- [THE PROBLEM]: Start at the top of the records and, please, print each line exactly through the line that contains "src = ColumnDataSource(dict(x=xpos, fuzzy=fuzzy, rbf=rbf))", leaving out all pictures.

##### MATERIAL FOR THE TASK #####

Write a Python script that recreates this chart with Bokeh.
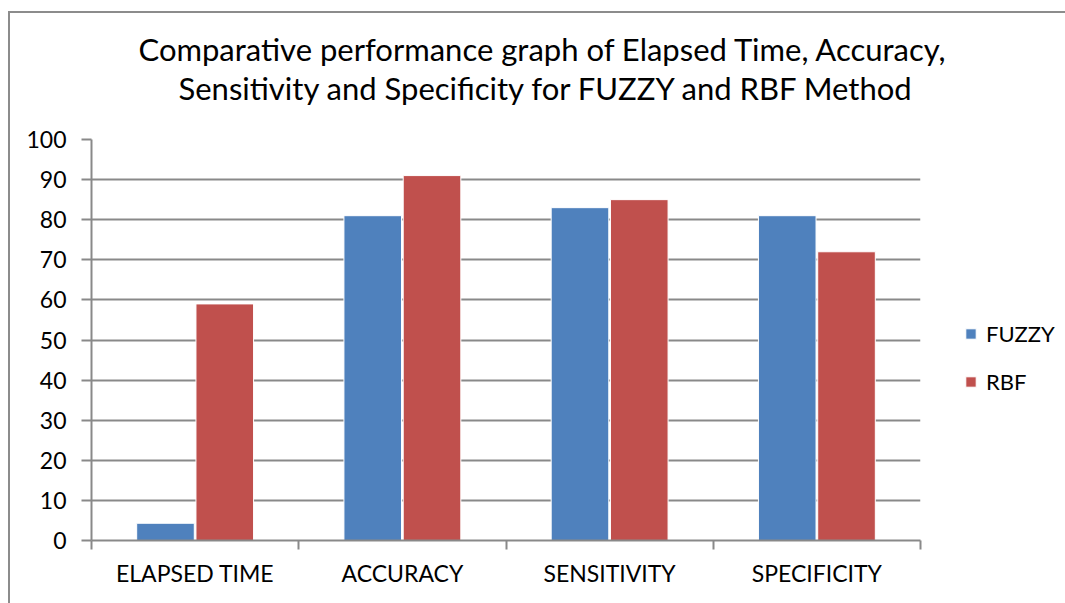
from bokeh.plotting import figure
from bokeh.models import (Range1d, FixedTicker, Legend, LegendItem, ColumnDataSource, Title,
                          InlineStyleSheet)
from bokeh.transform import dodge
from bokeh.embed import file_html
from bokeh.resources import INLINE

categories = ["ELAPSED TIME", "ACCURACY", "SENSITIVITY", "SPECIFICITY"]
fuzzy = [4.3, 81, 83, 81]
rbf = [59, 91, 85, 72]
series_names = ["FUZZY", "RBF"]
colors = ["#4F81BD", "#C0504D"]
y_ticks = list(range(0, 101, 10))
title_lines = ["Comparative performance graph of Elapsed Time, Accuracy,",
               "Sensitivity and Specificity for FUZZY and RBF Method"]

FONT = "Lato"
GRAY = "#898989"

xpos = [i + 0.5 for i in range(len(categories))]
src = ColumnDataSource(dict(x=xpos, fuzzy=fuzzy, rbf=rbf))

p = figure(frame_width=829, frame_height=401, output_backend="svg", toolbar_location=None,
           x_range=Range1d(0, len(categories)), y_range=Range1d(0, 100),
           min_border_left=91, min_border_right=140, min_border_top=139, min_border_bottom=58)
p.outline_line_color = None
p.background_fill_color = "white"
p.border_fill_color = "white"
p.stylesheets = [InlineStyleSheet(css=(
    ":host { position: relative; }"
    ":host::after { content: ''; position: absolute; left: 8px; top: 11px; right: -200px; bottom: -5px;"
    " border-left: 2px solid #8c8c8c; border-top: 2px solid #8c8c8c;"
    " pointer-events: none; z-index: 10; }"))]

r1 = p.vbar(x=dodge("x", -0.143), top="fuzzy", width=0.278, source=src,
            fill_color=colors[0], line_color="white", line_width=1)
r2 = p.vbar(x=dodge("x", 0.143), top="rbf", width=0.278, source=src,
            fill_color=colors[1], line_color="white", line_width=1)

xa = p.xaxis[0]
xa.ticker = FixedTicker(ticks=xpos, minor_ticks=list(range(len(categories) + 1)))
xa.major_label_overrides = {x: c for x, c in zip(xpos, categories)}
xa.major_tick_line_color = None
xa.major_tick_out = 0
xa.major_tick_in = 0
xa.minor_tick_out = 9
xa.minor_tick_in = 0
xa.minor_tick_line_color = GRAY
xa.minor_tick_line_width = 2
xa.axis_line_color = GRAY
xa.axis_line_width = 2
xa.major_label_text_font = FONT
xa.major_label_text_font_size = "23px"
xa.major_label_text_color = "black"
xa.major_label_standoff = 9

ya = p.yaxis[0]
ya.ticker = FixedTicker(ticks=y_ticks)
ya.minor_tick_line_color = None
ya.major_tick_out = 10
ya.major_tick_in = 0
ya.major_tick_line_color = GRAY
ya.major_tick_line_width = 2
ya.axis_line_color = GRAY
ya.axis_line_width = 2
ya.major_label_text_font = FONT
ya.major_label_text_font_size = "23px"
ya.major_label_text_color = "black"
ya.major_label_standoff = 15

p.xgrid.grid_line_color = None
p.ygrid.ticker = FixedTicker(ticks=y_ticks)
p.ygrid.grid_line_color = GRAY
p.ygrid.grid_line_width = 2

p.add_layout(Title(text=title_lines[1], align="left", offset=87, text_font=FONT,
                   text_font_size="31px", text_font_style="normal", text_color="black",
                   standoff=65), "above")
p.add_layout(Title(text=title_lines[0], align="left", offset=47, text_font=FONT,
                   text_font_size="31px", text_font_style="normal", text_color="black",
                   standoff=-67), "above")

legend = Legend(items=[LegendItem(label=series_names[0], renderers=[r1]),
                       LegendItem(label=series_names[1], renderers=[r2])],
                location="center_left", orientation="vertical",
                title=" ", title_text_font=FONT, title_text_font_size="22px", title_standoff=8,
                glyph_width=13, glyph_height=13, label_standoff=9, spacing=21,
                padding=0, margin=44, border_line_color=None, background_fill_alpha=0,
                label_text_font=FONT, label_text_font_size="22px", label_text_color="black")
p.add_layout(legend, "right")

open("out.html", "w").write(file_html(p, INLINE))
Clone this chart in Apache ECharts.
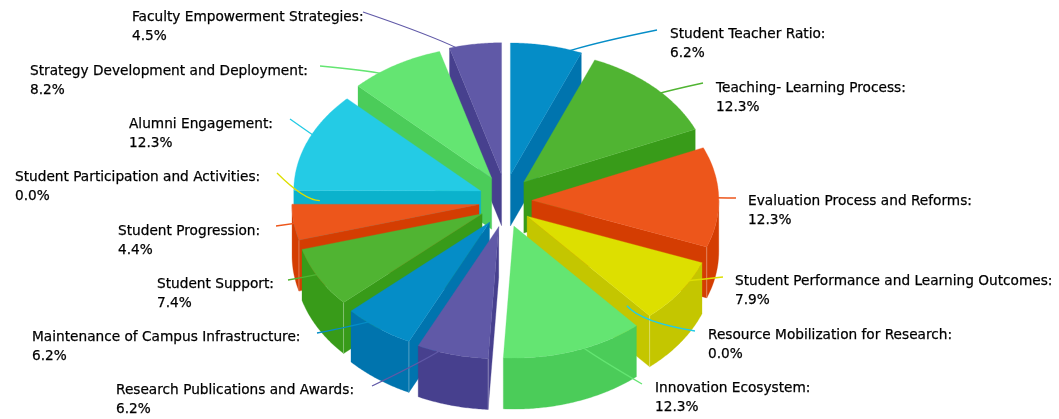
<!DOCTYPE html>
<html>
<head>
<meta charset="utf-8">
<style>
html,body{margin:0;padding:0;background:#fff;}
#main{width:1059px;height:419px;}
</style>
<script src="https://cdn.jsdelivr.net/npm/echarts@6/dist/echarts.min.js"></script>
</head>
<body>
<div id="main"></div>
<script>
// slices, clockwise from 12 o'clock
var categories = ['Student Teacher Ratio','Teaching- Learning Process','Evaluation Process and Reforms',
    'Student Performance and Learning Outcomes','Resource Mobilization for Research','Innovation Ecosystem',
    'Research Publications and Awards','Maintenance of Campus Infrastructure','Student Support','Student Progression',
    'Student Participation and Activities','Alumni Engagement','Strategy Development and Deployment','Faculty Empowerment Strategies'];
var values = [6.2,12.3,12.3,7.9,0.0,12.3,6.2,6.2,7.4,4.4,0.0,12.3,8.2,4.5];
var colors = ['#058DC7','#50B432','#ED561B','#DDDF00','#24CBE5','#64E572','#6059A7'];
var wallColors = ['#0074AE','#389B19','#D43D02','#C4C600','#0BB2CC','#4BCC59','#47408E'];

// layout of the labels: text corner and where the leader line stops
var labelX = [670,716,748,735,708,655,116,32,157,118,15,129,30,132];
var labelY = [25,79,192,272,326,379,381,328,275,222,168,115,62,8];
var lineEndX = [657,703,736,723,695,642,372,317,288,276,277,290,320,363];
var lineEndY = [30,83,198,277,331,384,386,333,280,226,173,119,66,12];

var cx = 505.3, cy = 201, rx = 187, ry = 132, depth = 51, pull = 26.5;
var total = 0;
for (var i=0;i<values.length;i++) total += values[i];

var slices = [];
var sum = 0;
for (var i=0;i<values.length;i++){
    var a0 = sum/total*Math.PI*2;
    sum += values[i];
    var a1 = sum/total*Math.PI*2;
    var mid = (a0+a1)/2;
    slices.push({
        i:i, a0:a0, a1:a1, mid:mid,
        x:cx+pull*Math.sin(mid),
        y:cy-pull*Math.cos(mid)
    });
}
// painter's order, back of the pie first
var order = slices.slice().sort(function(a,b){return Math.cos(b.mid)-Math.cos(a.mid);});

function rim(s,a,dz,k){
    k = k===undefined ? 1 : k;
    return [s.x+rx*k*Math.sin(a), s.y-ry*k*Math.cos(a)+dz];
}
function arcPoints(s,a0,a1,dz){
    var pts = [];
    var n = Math.max(2,Math.ceil((a1-a0)/0.01));
    for (var j=0;j<=n;j++) pts.push(rim(s,a0+(a1-a0)*j/n,dz));
    return pts;
}
function poly(points,color){
    return {type:'polygon',shape:{points:points},style:{fill:color,stroke:color,lineWidth:0.3},silent:true};
}
function seam(s,a){
    var p = rim(s,a,0);
    return {type:'line',shape:{x1:p[0],y1:p[1],x2:p[0],y2:p[1]+depth},style:{stroke:'rgba(255,255,255,0.3)',lineWidth:1},silent:true};
}
function sideWall(s,a,color){
    var p = rim(s,a,0);
    return poly([[s.x,s.y],p,[p[0],p[1]+depth],[s.x,s.y+depth]],color);
}

function renderSlice(params,api){
    var s = order[params.dataIndex];
    var idx = s.i;
    var color = colors[idx%colors.length];
    var wall = wallColors[idx%wallColors.length];
    var children = [];
    if (values[idx]>0){
        // walls facing the viewer
        if (Math.sin(s.a0)<0) children.push(sideWall(s,s.a0,wall));
        if (Math.sin(s.a1)>0) children.push(sideWall(s,s.a1,wall));
        var from = Math.max(s.a0,Math.PI/2);
        var to = Math.min(s.a1,Math.PI*1.5);
        if (to>from){
            var front = arcPoints(s,from,to,0);
            var back = arcPoints(s,from,to,depth).reverse();
            children.push(poly(front.concat(back),wall));
            if (Math.sin(s.a0)<0 && s.a0<Math.PI*1.5) children.push(seam(s,s.a0));
            if (Math.sin(s.a1)>0 && s.a1>Math.PI/2) children.push(seam(s,s.a1));
        }
    }
    // leader line sits over the walls, under the top face
    var st = rim(s,s.mid,0,0.85);
    var ex = lineEndX[idx], ey = lineEndY[idx];
    var len = Math.sqrt((ex-st[0])*(ex-st[0])+(ey-st[1])*(ey-st[1]));
    var ux = Math.sin(s.mid), uy = -Math.cos(s.mid);
    var bend = values[idx]>0 ? 0.1 : 0.3;
    children.push({type:'bezierCurve',shape:{
        x1:st[0],y1:st[1],x2:ex,y2:ey,
        cpx1:st[0]+ux*len*bend,cpy1:st[1]+uy*len*bend
    },style:{stroke:color,fill:null,lineWidth:1.3},silent:true});
    if (values[idx]>0){
        var top = [[s.x,s.y]].concat(arcPoints(s,s.a0,s.a1,0));
        children.push(poly(top,color));
    }
    children.push({type:'text',x:labelX[idx],y:labelY[idx],silent:true,style:{
        text:categories[idx]+':\n'+values[idx].toFixed(1)+'%',
        fontFamily:'DejaVu Sans',fontSize:13.7,lineHeight:18.7,fill:'#000',
        stroke:'#000',lineWidth:0.25,
        textAlign:'left',textVerticalAlign:'top'
    }});
    return {type:'group',children:children};
}

var myChart = echarts.init(document.getElementById('main'));
var option = {
    animation:false,
    tooltip:{show:false},
    series:[{
        type:'custom',
        coordinateSystem:'none',
        silent:true,
        renderItem:renderSlice,
        data:order.map(function(s){return values[s.i];})
    }]
};
myChart.setOption(option);
</script>
</body>
</html>
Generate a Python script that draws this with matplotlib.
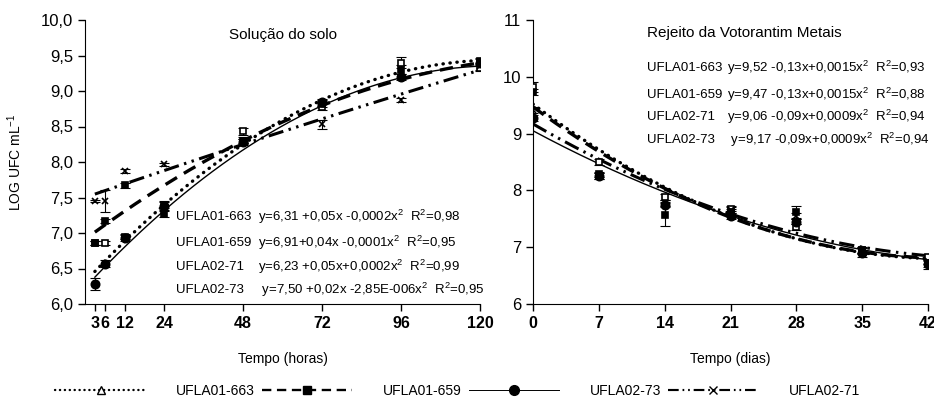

#####

- [OUTPUT]:
Write a Python script that recreates this chart with Bokeh.
from bokeh.plotting import figure
from bokeh.models import (Range1d, FixedTicker, Legend, LegendItem, ColumnDataSource, Title,
                          InlineStyleSheet)
from bokeh.transform import dodge
from bokeh.embed import file_html
from bokeh.resources import INLINE

categories = ["ELAPSED TIME", "ACCURACY", "SENSITIVITY", "SPECIFICITY"]
fuzzy = [4.3, 81, 83, 81]
rbf = [59, 91, 85, 72]
series_names = ["FUZZY", "RBF"]
colors = ["#4F81BD", "#C0504D"]
y_ticks = list(range(0, 101, 10))
title_lines = ["Comparative performance graph of Elapsed Time, Accuracy,",
               "Sensitivity and Specificity for FUZZY and RBF Method"]

FONT = "Lato"
GRAY = "#898989"

xpos = [i + 0.5 for i in range(len(categories))]
src = ColumnDataSource(dict(x=xpos, fuzzy=fuzzy, rbf=rbf))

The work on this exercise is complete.